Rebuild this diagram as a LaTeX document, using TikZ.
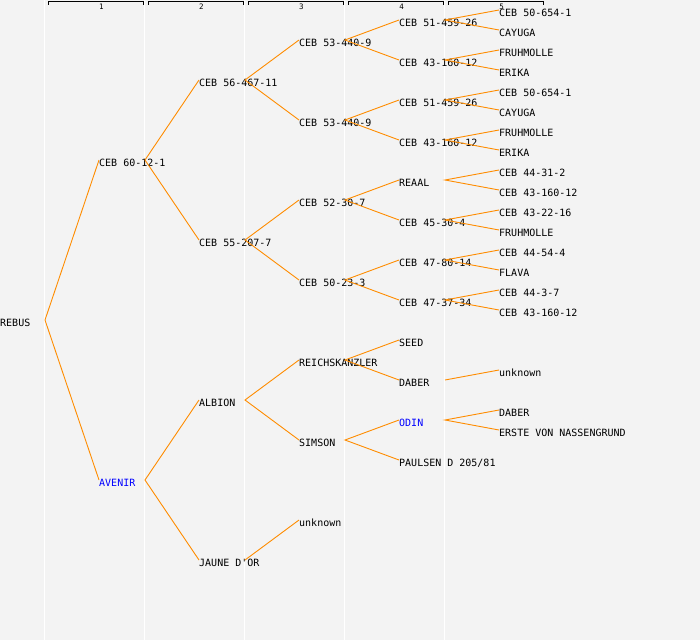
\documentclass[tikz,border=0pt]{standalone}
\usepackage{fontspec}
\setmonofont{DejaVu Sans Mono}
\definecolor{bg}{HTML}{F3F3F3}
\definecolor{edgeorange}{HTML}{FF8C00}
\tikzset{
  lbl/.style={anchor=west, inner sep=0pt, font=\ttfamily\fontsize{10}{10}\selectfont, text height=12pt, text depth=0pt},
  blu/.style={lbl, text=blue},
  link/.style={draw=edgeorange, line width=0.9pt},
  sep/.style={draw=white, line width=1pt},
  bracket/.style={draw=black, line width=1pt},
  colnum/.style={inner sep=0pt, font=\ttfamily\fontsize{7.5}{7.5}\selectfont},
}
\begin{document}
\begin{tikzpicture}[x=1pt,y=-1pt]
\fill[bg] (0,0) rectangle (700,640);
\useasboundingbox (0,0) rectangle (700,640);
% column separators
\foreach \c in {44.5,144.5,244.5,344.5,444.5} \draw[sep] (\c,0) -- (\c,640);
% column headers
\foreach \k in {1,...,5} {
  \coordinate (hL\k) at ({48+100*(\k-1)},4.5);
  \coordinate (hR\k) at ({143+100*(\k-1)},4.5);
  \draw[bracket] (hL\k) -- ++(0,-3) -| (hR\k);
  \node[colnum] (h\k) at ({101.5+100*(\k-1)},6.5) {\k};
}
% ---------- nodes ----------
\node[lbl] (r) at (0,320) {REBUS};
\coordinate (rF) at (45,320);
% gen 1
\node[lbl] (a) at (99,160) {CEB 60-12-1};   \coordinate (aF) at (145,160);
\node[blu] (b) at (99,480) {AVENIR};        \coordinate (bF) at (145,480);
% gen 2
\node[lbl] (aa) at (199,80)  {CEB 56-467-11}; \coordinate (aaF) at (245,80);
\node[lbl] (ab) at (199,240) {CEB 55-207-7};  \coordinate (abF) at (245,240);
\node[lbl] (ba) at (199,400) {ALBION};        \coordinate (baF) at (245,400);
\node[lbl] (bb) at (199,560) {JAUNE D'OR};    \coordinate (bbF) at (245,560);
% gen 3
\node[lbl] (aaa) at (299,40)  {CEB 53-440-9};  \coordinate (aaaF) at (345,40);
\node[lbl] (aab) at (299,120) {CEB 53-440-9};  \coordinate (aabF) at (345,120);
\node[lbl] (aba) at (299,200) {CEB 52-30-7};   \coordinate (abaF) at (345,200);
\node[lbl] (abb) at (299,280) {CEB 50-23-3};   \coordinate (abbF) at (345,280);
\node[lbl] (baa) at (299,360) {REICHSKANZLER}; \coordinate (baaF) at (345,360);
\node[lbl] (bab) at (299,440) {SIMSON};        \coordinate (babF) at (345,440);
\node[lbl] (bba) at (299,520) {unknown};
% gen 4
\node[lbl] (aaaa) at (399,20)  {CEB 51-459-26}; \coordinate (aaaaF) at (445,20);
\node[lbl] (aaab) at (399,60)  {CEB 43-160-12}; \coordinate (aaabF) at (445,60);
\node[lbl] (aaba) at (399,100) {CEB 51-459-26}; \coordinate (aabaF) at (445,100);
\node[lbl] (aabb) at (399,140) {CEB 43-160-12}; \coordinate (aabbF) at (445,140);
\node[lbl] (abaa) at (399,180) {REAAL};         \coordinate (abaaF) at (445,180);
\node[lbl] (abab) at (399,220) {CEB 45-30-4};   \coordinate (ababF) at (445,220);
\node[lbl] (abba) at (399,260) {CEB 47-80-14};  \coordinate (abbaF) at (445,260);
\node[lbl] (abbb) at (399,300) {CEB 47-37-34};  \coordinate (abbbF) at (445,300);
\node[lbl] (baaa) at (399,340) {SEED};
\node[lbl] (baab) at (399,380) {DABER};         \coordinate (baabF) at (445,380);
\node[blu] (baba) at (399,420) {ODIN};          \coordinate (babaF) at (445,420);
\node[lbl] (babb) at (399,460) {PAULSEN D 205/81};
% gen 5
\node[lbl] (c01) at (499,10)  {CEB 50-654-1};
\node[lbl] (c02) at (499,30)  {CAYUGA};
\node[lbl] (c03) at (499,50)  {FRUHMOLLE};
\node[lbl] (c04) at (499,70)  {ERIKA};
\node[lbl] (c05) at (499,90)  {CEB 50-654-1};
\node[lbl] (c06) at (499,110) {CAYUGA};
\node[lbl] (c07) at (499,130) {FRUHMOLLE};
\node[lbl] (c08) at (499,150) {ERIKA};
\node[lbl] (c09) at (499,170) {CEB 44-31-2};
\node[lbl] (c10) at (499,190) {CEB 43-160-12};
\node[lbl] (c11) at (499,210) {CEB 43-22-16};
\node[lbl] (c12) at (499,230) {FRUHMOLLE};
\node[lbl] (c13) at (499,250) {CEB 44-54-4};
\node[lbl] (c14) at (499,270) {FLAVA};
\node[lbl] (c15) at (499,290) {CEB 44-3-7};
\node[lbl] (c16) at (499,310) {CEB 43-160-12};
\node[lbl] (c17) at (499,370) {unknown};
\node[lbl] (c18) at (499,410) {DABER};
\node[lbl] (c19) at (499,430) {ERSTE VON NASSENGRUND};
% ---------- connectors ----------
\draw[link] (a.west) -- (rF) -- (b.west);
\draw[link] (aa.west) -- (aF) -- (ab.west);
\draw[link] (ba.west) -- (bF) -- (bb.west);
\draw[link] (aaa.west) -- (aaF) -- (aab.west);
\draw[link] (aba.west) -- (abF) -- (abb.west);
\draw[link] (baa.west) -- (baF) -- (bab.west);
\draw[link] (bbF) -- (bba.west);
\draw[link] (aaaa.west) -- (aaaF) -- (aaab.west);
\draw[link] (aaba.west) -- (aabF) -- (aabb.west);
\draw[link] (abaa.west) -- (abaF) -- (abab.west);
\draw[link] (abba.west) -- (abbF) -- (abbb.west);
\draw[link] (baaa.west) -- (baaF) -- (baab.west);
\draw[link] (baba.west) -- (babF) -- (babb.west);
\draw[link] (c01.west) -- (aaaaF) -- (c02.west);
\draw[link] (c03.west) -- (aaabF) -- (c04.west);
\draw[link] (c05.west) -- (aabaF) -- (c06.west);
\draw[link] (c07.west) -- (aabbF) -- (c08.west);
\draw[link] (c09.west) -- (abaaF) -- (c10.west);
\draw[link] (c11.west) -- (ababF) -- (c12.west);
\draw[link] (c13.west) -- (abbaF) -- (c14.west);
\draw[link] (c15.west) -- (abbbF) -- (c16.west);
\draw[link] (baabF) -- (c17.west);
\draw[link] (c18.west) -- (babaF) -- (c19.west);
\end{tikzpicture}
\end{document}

● ● ●

→ **AIM OF THE EXERCISE**
Transcribe the material as is, with images omitted.

→ **OUTPUT OF THE TASK**
Rebuild this diagram as a LaTeX document, using TikZ.
\documentclass[tikz,border=0pt]{standalone}
\usepackage{fontspec}
\setmonofont{DejaVu Sans Mono}
\definecolor{bg}{HTML}{F3F3F3}
\definecolor{edgeorange}{HTML}{FF8C00}
\tikzset{
  lbl/.style={anchor=west, inner sep=0pt, font=\ttfamily\fontsize{10}{10}\selectfont, text height=12pt, text depth=0pt},
  blu/.style={lbl, text=blue},
  link/.style={draw=edgeorange, line width=0.9pt},
  sep/.style={draw=white, line width=1pt},
  bracket/.style={draw=black, line width=1pt},
  colnum/.style={inner sep=0pt, font=\ttfamily\fontsize{7.5}{7.5}\selectfont},
}
\begin{document}
\begin{tikzpicture}[x=1pt,y=-1pt]
\fill[bg] (0,0) rectangle (700,640);
\useasboundingbox (0,0) rectangle (700,640);
% column separators
\foreach \c in {44.5,144.5,244.5,344.5,444.5} \draw[sep] (\c,0) -- (\c,640);
% column headers
\foreach \k in {1,...,5} {
  \coordinate (hL\k) at ({48+100*(\k-1)},4.5);
  \coordinate (hR\k) at ({143+100*(\k-1)},4.5);
  \draw[bracket] (hL\k) -- ++(0,-3) -| (hR\k);
  \node[colnum] (h\k) at ({101.5+100*(\k-1)},6.5) {\k};
}
% ---------- nodes ----------
\node[lbl] (r) at (0,320) {REBUS};
\coordinate (rF) at (45,320);
% gen 1
\node[lbl] (a) at (99,160) {CEB 60-12-1};   \coordinate (aF) at (145,160);
\node[blu] (b) at (99,480) {AVENIR};        \coordinate (bF) at (145,480);
% gen 2
\node[lbl] (aa) at (199,80)  {CEB 56-467-11}; \coordinate (aaF) at (245,80);
\node[lbl] (ab) at (199,240) {CEB 55-207-7};  \coordinate (abF) at (245,240);
\node[lbl] (ba) at (199,400) {ALBION};        \coordinate (baF) at (245,400);
\node[lbl] (bb) at (199,560) {JAUNE D'OR};    \coordinate (bbF) at (245,560);
% gen 3
\node[lbl] (aaa) at (299,40)  {CEB 53-440-9};  \coordinate (aaaF) at (345,40);
\node[lbl] (aab) at (299,120) {CEB 53-440-9};  \coordinate (aabF) at (345,120);
\node[lbl] (aba) at (299,200) {CEB 52-30-7};   \coordinate (abaF) at (345,200);
\node[lbl] (abb) at (299,280) {CEB 50-23-3};   \coordinate (abbF) at (345,280);
\node[lbl] (baa) at (299,360) {REICHSKANZLER}; \coordinate (baaF) at (345,360);
\node[lbl] (bab) at (299,440) {SIMSON};        \coordinate (babF) at (345,440);
\node[lbl] (bba) at (299,520) {unknown};
% gen 4
\node[lbl] (aaaa) at (399,20)  {CEB 51-459-26}; \coordinate (aaaaF) at (445,20);
\node[lbl] (aaab) at (399,60)  {CEB 43-160-12}; \coordinate (aaabF) at (445,60);
\node[lbl] (aaba) at (399,100) {CEB 51-459-26}; \coordinate (aabaF) at (445,100);
\node[lbl] (aabb) at (399,140) {CEB 43-160-12}; \coordinate (aabbF) at (445,140);
\node[lbl] (abaa) at (399,180) {REAAL};         \coordinate (abaaF) at (445,180);
\node[lbl] (abab) at (399,220) {CEB 45-30-4};   \coordinate (ababF) at (445,220);
\node[lbl] (abba) at (399,260) {CEB 47-80-14};  \coordinate (abbaF) at (445,260);
\node[lbl] (abbb) at (399,300) {CEB 47-37-34};  \coordinate (abbbF) at (445,300);
\node[lbl] (baaa) at (399,340) {SEED};
\node[lbl] (baab) at (399,380) {DABER};         \coordinate (baabF) at (445,380);
\node[blu] (baba) at (399,420) {ODIN};          \coordinate (babaF) at (445,420);
\node[lbl] (babb) at (399,460) {PAULSEN D 205/81};
% gen 5
\node[lbl] (c01) at (499,10)  {CEB 50-654-1};
\node[lbl] (c02) at (499,30)  {CAYUGA};
\node[lbl] (c03) at (499,50)  {FRUHMOLLE};
\node[lbl] (c04) at (499,70)  {ERIKA};
\node[lbl] (c05) at (499,90)  {CEB 50-654-1};
\node[lbl] (c06) at (499,110) {CAYUGA};
\node[lbl] (c07) at (499,130) {FRUHMOLLE};
\node[lbl] (c08) at (499,150) {ERIKA};
\node[lbl] (c09) at (499,170) {CEB 44-31-2};
\node[lbl] (c10) at (499,190) {CEB 43-160-12};
\node[lbl] (c11) at (499,210) {CEB 43-22-16};
\node[lbl] (c12) at (499,230) {FRUHMOLLE};
\node[lbl] (c13) at (499,250) {CEB 44-54-4};
\node[lbl] (c14) at (499,270) {FLAVA};
\node[lbl] (c15) at (499,290) {CEB 44-3-7};
\node[lbl] (c16) at (499,310) {CEB 43-160-12};
\node[lbl] (c17) at (499,370) {unknown};
\node[lbl] (c18) at (499,410) {DABER};
\node[lbl] (c19) at (499,430) {ERSTE VON NASSENGRUND};
% ---------- connectors ----------
\draw[link] (a.west) -- (rF) -- (b.west);
\draw[link] (aa.west) -- (aF) -- (ab.west);
\draw[link] (ba.west) -- (bF) -- (bb.west);
\draw[link] (aaa.west) -- (aaF) -- (aab.west);
\draw[link] (aba.west) -- (abF) -- (abb.west);
\draw[link] (baa.west) -- (baF) -- (bab.west);
\draw[link] (bbF) -- (bba.west);
\draw[link] (aaaa.west) -- (aaaF) -- (aaab.west);
\draw[link] (aaba.west) -- (aabF) -- (aabb.west);
\draw[link] (abaa.west) -- (abaF) -- (abab.west);
\draw[link] (abba.west) -- (abbF) -- (abbb.west);
\draw[link] (baaa.west) -- (baaF) -- (baab.west);
\draw[link] (baba.west) -- (babF) -- (babb.west);
\draw[link] (c01.west) -- (aaaaF) -- (c02.west);
\draw[link] (c03.west) -- (aaabF) -- (c04.west);
\draw[link] (c05.west) -- (aabaF) -- (c06.west);
\draw[link] (c07.west) -- (aabbF) -- (c08.west);
\draw[link] (c09.west) -- (abaaF) -- (c10.west);
\draw[link] (c11.west) -- (ababF) -- (c12.west);
\draw[link] (c13.west) -- (abbaF) -- (c14.west);
\draw[link] (c15.west) -- (abbbF) -- (c16.west);
\draw[link] (baabF) -- (c17.west);
\draw[link] (c18.west) -- (babaF) -- (c19.west);
\end{tikzpicture}
\end{document}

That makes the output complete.